**Required work:**
Set down only those lines that fall from the line containing "Write a Python script that recreates this chart with matplotlib." through the line containing "import matplotlib.pyplot as plt", unchanged and without pictures.

**Data provided:**

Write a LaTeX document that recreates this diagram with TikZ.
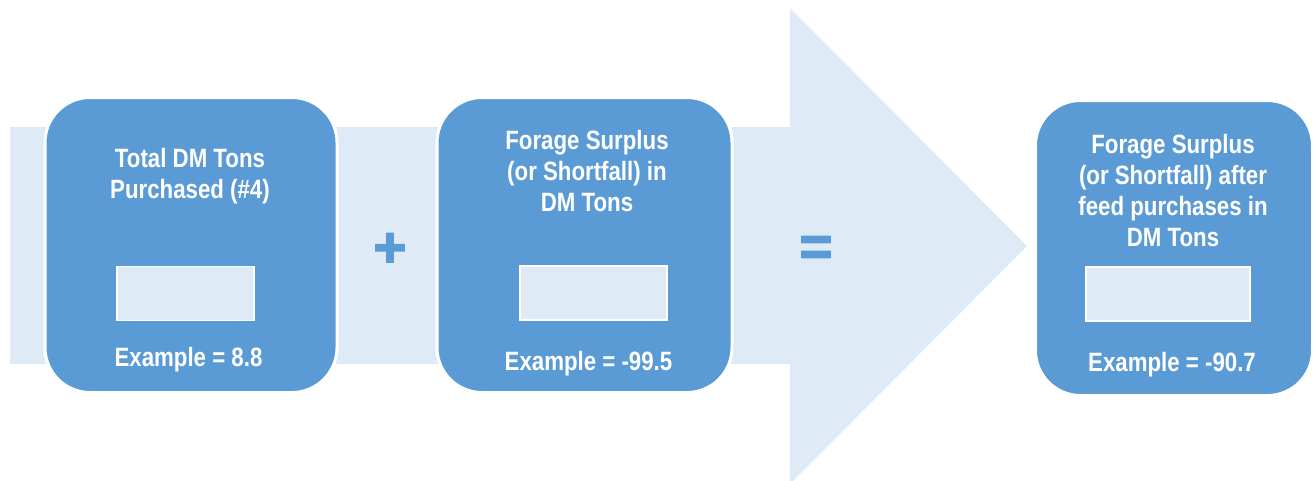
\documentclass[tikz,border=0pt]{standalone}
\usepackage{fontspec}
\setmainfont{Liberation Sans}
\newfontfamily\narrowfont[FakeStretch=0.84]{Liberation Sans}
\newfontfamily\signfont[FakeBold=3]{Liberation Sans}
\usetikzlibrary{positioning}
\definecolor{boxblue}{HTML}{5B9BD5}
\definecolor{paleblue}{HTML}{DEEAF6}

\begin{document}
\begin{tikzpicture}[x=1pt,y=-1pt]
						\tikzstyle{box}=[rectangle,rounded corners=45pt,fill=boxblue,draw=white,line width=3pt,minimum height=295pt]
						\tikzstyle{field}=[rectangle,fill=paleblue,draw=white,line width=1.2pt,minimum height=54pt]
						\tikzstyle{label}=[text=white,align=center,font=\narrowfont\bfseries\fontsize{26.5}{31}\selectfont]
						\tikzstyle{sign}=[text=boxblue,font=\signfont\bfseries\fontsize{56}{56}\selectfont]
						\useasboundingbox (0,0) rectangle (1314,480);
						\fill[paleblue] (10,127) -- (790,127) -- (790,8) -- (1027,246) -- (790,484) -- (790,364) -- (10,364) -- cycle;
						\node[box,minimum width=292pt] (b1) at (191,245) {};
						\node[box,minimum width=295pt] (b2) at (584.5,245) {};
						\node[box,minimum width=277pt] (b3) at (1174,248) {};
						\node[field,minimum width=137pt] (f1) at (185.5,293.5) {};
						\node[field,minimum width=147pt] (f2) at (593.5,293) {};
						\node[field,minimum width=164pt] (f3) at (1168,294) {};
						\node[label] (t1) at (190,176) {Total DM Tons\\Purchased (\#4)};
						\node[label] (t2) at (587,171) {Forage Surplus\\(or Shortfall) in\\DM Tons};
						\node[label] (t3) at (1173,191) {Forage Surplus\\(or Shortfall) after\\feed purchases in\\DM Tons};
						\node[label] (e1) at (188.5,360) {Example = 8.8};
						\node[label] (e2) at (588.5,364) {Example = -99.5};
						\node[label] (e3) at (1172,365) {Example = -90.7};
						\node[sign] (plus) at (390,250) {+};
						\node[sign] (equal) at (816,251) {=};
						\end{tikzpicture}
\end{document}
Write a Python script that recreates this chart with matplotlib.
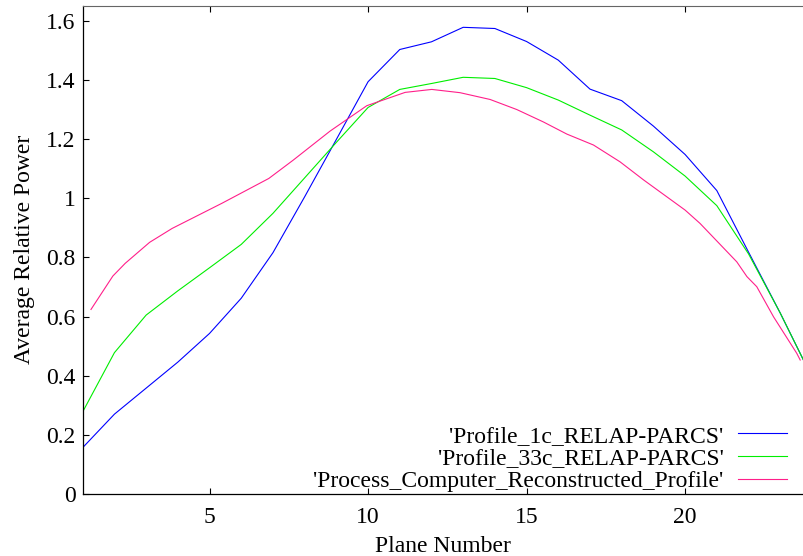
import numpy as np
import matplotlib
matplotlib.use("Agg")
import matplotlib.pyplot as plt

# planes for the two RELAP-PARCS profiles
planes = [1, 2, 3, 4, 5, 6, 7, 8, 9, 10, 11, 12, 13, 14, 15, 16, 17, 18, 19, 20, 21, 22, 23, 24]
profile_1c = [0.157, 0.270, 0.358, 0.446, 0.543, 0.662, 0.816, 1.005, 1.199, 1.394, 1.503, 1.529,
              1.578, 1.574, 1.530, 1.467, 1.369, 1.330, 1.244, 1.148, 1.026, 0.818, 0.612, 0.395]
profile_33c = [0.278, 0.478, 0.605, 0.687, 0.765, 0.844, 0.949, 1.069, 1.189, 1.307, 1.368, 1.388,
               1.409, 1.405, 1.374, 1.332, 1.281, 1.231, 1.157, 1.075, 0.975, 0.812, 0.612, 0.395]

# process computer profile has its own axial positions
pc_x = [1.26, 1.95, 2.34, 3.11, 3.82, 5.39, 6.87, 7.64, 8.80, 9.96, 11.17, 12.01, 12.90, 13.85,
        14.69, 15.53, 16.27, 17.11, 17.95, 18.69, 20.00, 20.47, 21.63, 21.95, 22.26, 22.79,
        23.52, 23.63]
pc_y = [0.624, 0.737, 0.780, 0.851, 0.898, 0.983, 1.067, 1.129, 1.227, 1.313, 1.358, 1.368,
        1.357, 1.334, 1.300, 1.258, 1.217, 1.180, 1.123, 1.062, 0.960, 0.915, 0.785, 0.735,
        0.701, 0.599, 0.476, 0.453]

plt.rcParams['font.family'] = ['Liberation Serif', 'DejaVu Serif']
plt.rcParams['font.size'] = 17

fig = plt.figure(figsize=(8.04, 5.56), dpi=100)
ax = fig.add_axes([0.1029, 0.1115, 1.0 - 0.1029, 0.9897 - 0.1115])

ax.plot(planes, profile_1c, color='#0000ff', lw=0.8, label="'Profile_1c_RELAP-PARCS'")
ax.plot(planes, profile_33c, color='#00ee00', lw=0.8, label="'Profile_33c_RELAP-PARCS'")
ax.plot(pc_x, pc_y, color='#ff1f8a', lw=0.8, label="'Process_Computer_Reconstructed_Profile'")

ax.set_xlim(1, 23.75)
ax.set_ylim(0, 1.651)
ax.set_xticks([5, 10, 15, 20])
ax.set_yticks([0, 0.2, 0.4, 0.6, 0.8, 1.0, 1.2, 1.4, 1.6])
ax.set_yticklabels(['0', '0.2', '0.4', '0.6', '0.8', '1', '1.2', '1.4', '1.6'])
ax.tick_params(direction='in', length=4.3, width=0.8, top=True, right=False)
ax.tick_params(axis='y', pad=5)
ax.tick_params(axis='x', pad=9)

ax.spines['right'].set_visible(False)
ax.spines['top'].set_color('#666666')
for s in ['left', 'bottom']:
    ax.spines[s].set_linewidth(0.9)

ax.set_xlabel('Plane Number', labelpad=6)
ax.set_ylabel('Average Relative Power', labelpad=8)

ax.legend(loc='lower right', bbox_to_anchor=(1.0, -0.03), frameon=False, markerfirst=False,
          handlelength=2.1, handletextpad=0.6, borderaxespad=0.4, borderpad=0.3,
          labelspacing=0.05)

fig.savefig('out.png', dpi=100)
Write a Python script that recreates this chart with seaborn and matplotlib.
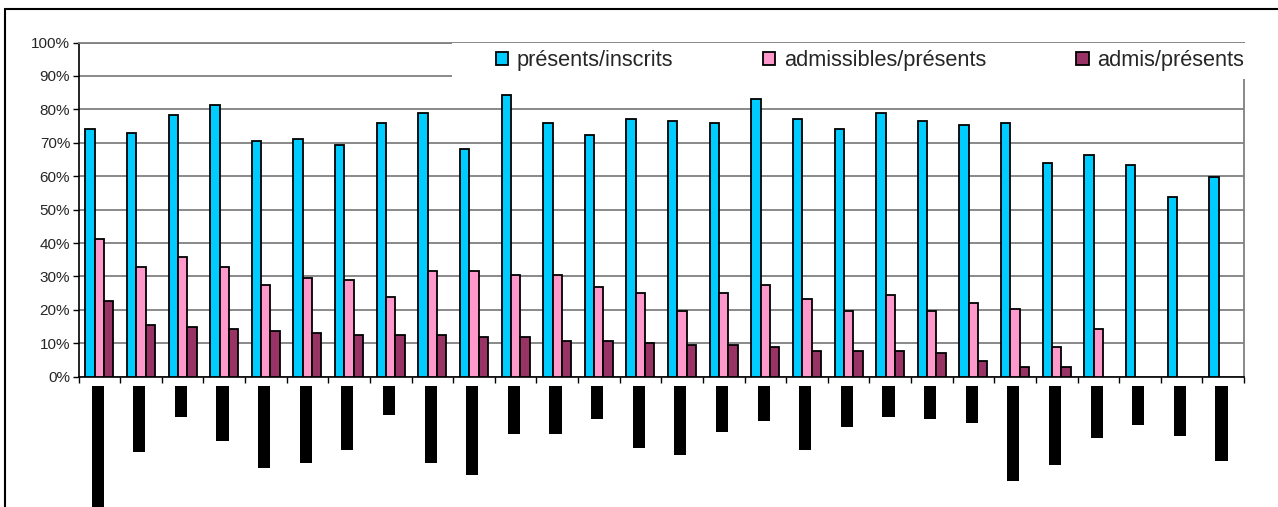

**Written answer:**
Write a Python script that recreates this chart with matplotlib.
import numpy as np
import matplotlib
matplotlib.use("Agg")
import matplotlib.pyplot as plt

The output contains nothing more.